Thursday, April 6, 2017

Binding the Strong Man



"Binding the Strong Man”—April 6, 2017

 [Jesus said:] “But no one can enter a strong man’s house and plunder his property with out first tying up the strong man; then indeed the house can be plundered.” [Mark 3:27]
Jesus, apparently, is all about breaking and entering.

It shouldn’t surprise us at all, really, since Jesus' whole message throughout the Gospel is that the Kingdom of God is breaking into our present-day reality and entering into our lives. They say there is no honor among thieves, but Jesus is very much up front and honest about his intentions: he has come to take back, to reclaim, the world of God’s creation back from the powers of evil, of sin, death, and the devil, who have taken God’s universe and pretend it is theirs. Call it stealing or plundering if you like, but it is plundering what is already really his.

Jesus has come, in other words, to be the divine thief.  That is how Jesus' wins.

The religious experts had come to Jesus, flustered that he was casting out demons and expelling the powers of evil, when all they could do was hem and haw and twiddle their thumbs about them. So their explanation of Jesus, their way of making sense of him and his power, was to say that he must have been in league with the devil. Jesus says it’s just the opposite: he’s come to plunder what all the forces of evil think are theirs. He’s come to take back what is rightfully God’s—the whole universe! And with it, Jesus is reclaiming every person on God’s green earth who is held under the power of evil.

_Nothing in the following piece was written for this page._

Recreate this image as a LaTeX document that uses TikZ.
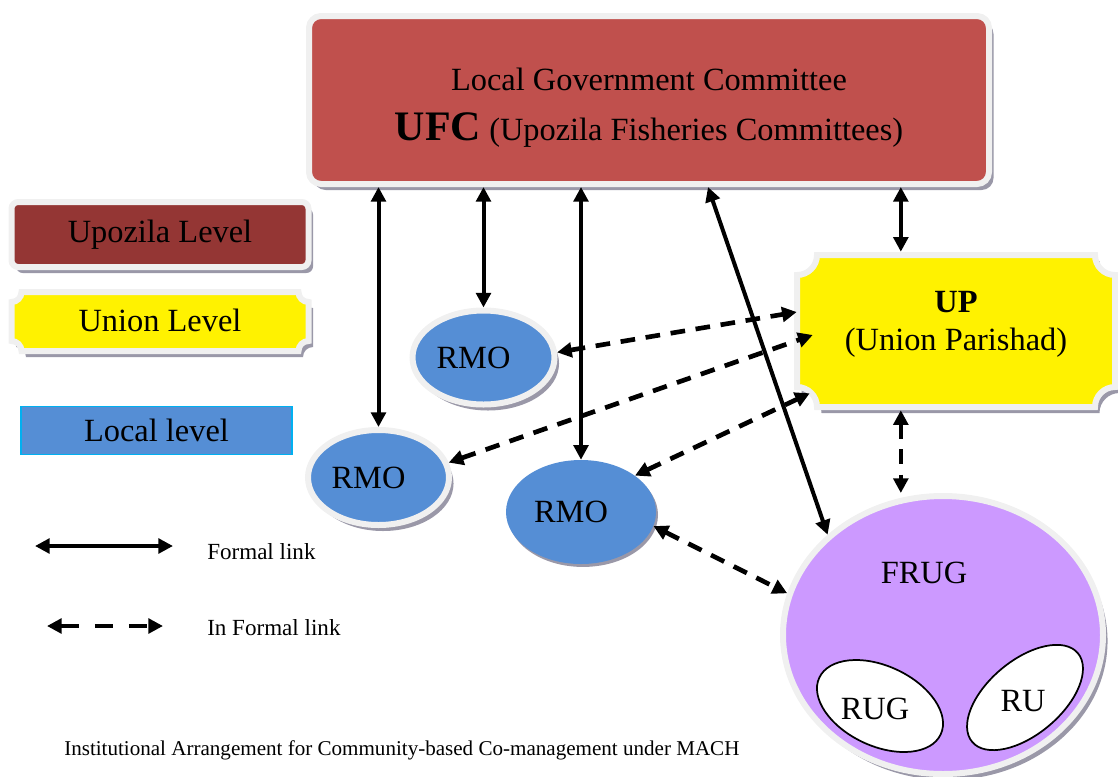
\documentclass[tikz,border=0pt]{standalone}
\usepackage{fontspec}
\setmainfont{Liberation Serif}
\usetikzlibrary{arrows.meta,shapes.geometric,calc,shadows}
\definecolor{ufcred}{HTML}{C0504D}
\definecolor{upored}{HTML}{943634}
\definecolor{lvblue}{HTML}{558ED5}
\definecolor{lvcyan}{HTML}{00B0F0}
\definecolor{frmgray}{HTML}{F0F0F0}
\definecolor{frugpurple}{HTML}{CC99FF}
\definecolor{shadowgray}{HTML}{9A98A8}
\def\pxu{0.75pt}
\newcommand\scooppath[5]{(#1+#5,#2) -- (#3-#5,#2) arc[start angle=180,end angle=90,radius=#5] -- (#3,#4-#5) arc[start angle=270,end angle=180,radius=#5] -- (#1+#5,#4) arc[start angle=0,end angle=-90,radius=#5] -- (#1,#2+#5) arc[start angle=90,end angle=0,radius=#5] -- cycle}
\begin{document}
\begin{tikzpicture}[x=0.75pt,y=-0.75pt,
  frm/.style={draw=frmgray, line width=4.5pt},
  shd/.style={drop shadow={shadow xshift=3.4pt, shadow yshift=-4.5pt, fill=shadowgray, opacity=1}},
  shdthin/.style={drop shadow={shadow xshift=1.5pt, shadow yshift=-2.2pt, fill=shadowgray, opacity=1}},
  lbl/.style={font=\fontsize{24.3}{37.5}\selectfont, align=center},
  rmotxt/.style={font=\fontsize{24.3}{29}\selectfont},
  lnktxt/.style={font=\fontsize{17.3}{20}\selectfont, inner sep=0pt, anchor=west},
  formal/.style={line width=3pt, {Triangle[length=11pt,width=11pt]}-{Triangle[length=11pt,width=11pt]}},
  informal/.style={line width=3.5pt, dash pattern=on 11pt off 8pt, {Triangle[length=11pt,width=11pt]}-{Triangle[length=11pt,width=11pt]}},
]
\useasboundingbox (0,0) rectangle (1118,776);

% UFC
\node[rectangle, rounded corners=9pt, fill=ufcred, frm, shd, minimum width=680*\pxu, minimum height=168*\pxu, lbl] (ufc) at (649,100)
  {\rule{0pt}{28.5pt}Local Government Committee\\{\fontsize{31.5}{37.5}\selectfont\bfseries UFC} (Upozila Fisheries Committees)};

% legend boxes
\node[rectangle, rounded corners=5pt, fill=upored, frm, shd, minimum width=297*\pxu, minimum height=65*\pxu, lbl] (lgupo) at (160,234.5) {Upozila Level};
\fill[shadowgray, shift={(4.5,6)}] \scooppath{11.5}{292}{308.5}{351}{10};
\draw[frm, fill=yellow] \scooppath{11.5}{292}{308.5}{351}{10};
\node[lbl, minimum width=297*\pxu, minimum height=59*\pxu] (lgunion) at (160,320.5) {Union Level};
\node[rectangle, fill=lvblue, draw=lvcyan, line width=1pt, minimum width=271*\pxu, minimum height=48*\pxu, lbl] (lglocal) at (156.5,430.5) {Local level};

% legend arrows
\coordinate (fa) at (35,546);
\coordinate (fb) at (173,546);
\draw[formal] (fa) -- (fb);
\node[lnktxt] (flab) at (207,552) {Formal link};
\coordinate (ia) at (47,626);
\coordinate (ib) at (163,626);
\draw[informal, dash pattern=on 13.5pt off 12pt] (ia) -- (ib);
\node[lnktxt] (ilab) at (207,627.5) {In Formal link};

% RMOs
\node[ellipse, fill=lvblue, frm, shd, inner sep=0pt, minimum width=142*\pxu, minimum height=94*\pxu, rmotxt] (rmo1) at (483.5,357.5) {RMO\kern15pt};
\node[ellipse, fill=lvblue, frm, shd, inner sep=0pt, minimum width=141*\pxu, minimum height=95*\pxu, rmotxt] (rmo2) at (378.5,477.5) {RMO\kern15pt};
\node[ellipse, fill=lvblue, shdthin, inner sep=0pt, minimum width=150*\pxu, minimum height=104*\pxu, rmotxt] (rmo3) at (581,512) {RMO\kern15pt};

% UP
\fill[shadowgray, shift={(4.5,6)}] \scooppath{797}{255}{1115}{407}{20};
\draw[frm, fill=yellow] \scooppath{797}{255}{1115}{407}{20};
\node[font=\fontsize{24.3}{28.5}\selectfont, align=center, minimum width=324*\pxu, minimum height=158*\pxu] (up) at (956,331) {\textbf{UP}\\(Union Parishad)\rule[-15.8pt]{0pt}{1pt}};

% FRUG
\node[ellipse, fill=frugpurple, frm, shd, minimum width=320*\pxu, minimum height=278*\pxu] (frug) at (943,635) {};
\node[rmotxt] (frugtxt) at (924,573) {FRUG};
\node[ellipse, draw=black, line width=1.3pt, fill=white, minimum width=134*\pxu, minimum height=80*\pxu, rotate=-25] (rug) at (880,706) {};
\node[rmotxt] (rugtxt) at (875,709) {RUG};
\node[ellipse, draw=black, line width=1.3pt, fill=white, minimum width=138*\pxu, minimum height=74*\pxu, rotate=40] (ru) at (1025,697.5) {};
\node[rmotxt] (rutxt) at (1023,701) {RU};

% formal links
\coordinate (upx) at ($(up.north west)!0.33!(up.north east)$);
\draw[formal] (ufc.south -| rmo2.north) -- (rmo2.north);
\draw[formal] (ufc.south -| rmo1.north) -- (rmo1.north);
\draw[formal] (ufc.south -| rmo3.north) -- (rmo3.north);
\draw[formal] ($(ufc.south)+(59,0)$) -- (frug.139);
\draw[formal] (ufc.south -| upx) -- (upx);

% informal links
\draw[informal] (rmo1.4) -- ($(up.west)+(3,-19)$);
\draw[informal] (rmo2.12) -- ($(up.west)+(19,4)$);
\draw[informal] (rmo3.34) -- ($(up.south west)+(16,-17)$);
\draw[informal] (rmo3.-11) -- (frug.165);
\draw[informal] (up.south -| upx) -- (frug.north -| upx);

% caption
\node[font=\fontsize{15.8}{19}\selectfont, inner sep=0pt, anchor=west] (caption) at (64,750) {Institutional Arrangement for Community-based Co-management under MACH};
\end{tikzpicture}
\end{document}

But think about that--Jesus' way of describing his grand cosmic victory over all the powers of evil in the universe is to say he is a thief nabbing the world right out from under the nose of death!

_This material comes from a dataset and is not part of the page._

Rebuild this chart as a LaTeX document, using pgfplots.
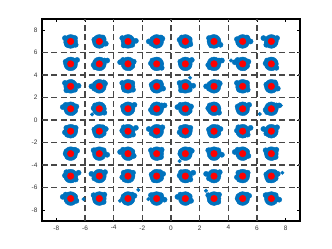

You could say, I guess, that the whole story of Jesus—and then our stories, too!—are all one great heist caper. Sort of a grand, 2,000-plus year version of “Ocean’s Eleven” or “The Sting,” where Jesus has gathered us all and enlisted us in his grand, divine conspiracy to set people free. Jesus, of course, has gone ahead of us to tie up “the strong man”—the forces of sin and death and the devil—in the cross and resurrection, and now he’s got the rest of us on his crew, liberating and reclaiming everyone and everything in heaven and on earth. But like a certain real-life thief Jesus met once, we too have first been rescued by Jesus. We have been reclaimed by Jesus so that we can be used as Jesus reclaims others.

There’s our mission, day by day—to let God reclaim a world full of people (ourselves included) who have been told before that we don’t belong to God, or are not acceptable, are irredeemable, are cosmic accidents, or are unloved. Our mission is to tell friends, neighbors, co-workers, and strangers of how God is taking us back, rescuing and liberating us, reclaiming and restoring us to what we were always meant to be: children of the living God, citizens of God’s Reign. Jesus began that movement, freeing people from the oppressive power of evil spirits, liberating people from disease, loosing people from the merciless grasp of greed, unbinding people from our enslavements to a million other imaginary gods, and releasing people from their sins. He began that movement by doing all of that for us, stealing us back, so to speak, right out from under the noses of arrogant powers who think the world is theirs. And now we are a part of it, too, co-conspirators and accomplices with Jesus in plundering the strong man’s house to take back what is already God’s: everything and everyone.

 That means every act of hospitality in Jesus’ name, every prayer offered next to someone whose heart is heavy and in need of lifting, every time the cross of Christ is traced on a forehead in baptism, and every small act of resistance against evil, these are all moments of the holy breaking-and-entering of the Kingdom. They are all moments when God uses us to steal back what is rightfully God’s, and what rightfully is meant to be set free from bondage.

That also tells us why it is so important for us to keep gathering together, we partners-in-crime with Jesus. We are on a dangerous mission, and we need one another to keep on the lookout while others in the crew are ransacking the devil’s hideouts and cracking the house safe. We need one another’s presence—in worship, around the table in study of the Word, encouraging one another day by day, weeping and rejoicing with one another, holding one another in prayer. And we need that close-knit community because if you are going to be in on a caper as big as this one Jesus has cooked up, you need to be, well, as thick as thieves.

Have you ever thought of yourself as a Christian in terms of being an accomplice of Jesus in his divine conspiracy, robbing the powers of evil blind? Have you ever thought about daily life as that kind of adventure, reclaiming what is rightfully God’s, right under the nose of the powers of evil and death? That, I suspect, gives us a whole new energy to this day. And that is precisely what Jesus, the thief of God, is up to.

Lord Jesus, you master thief, you, you have captivated our hearts—let us be about your work today.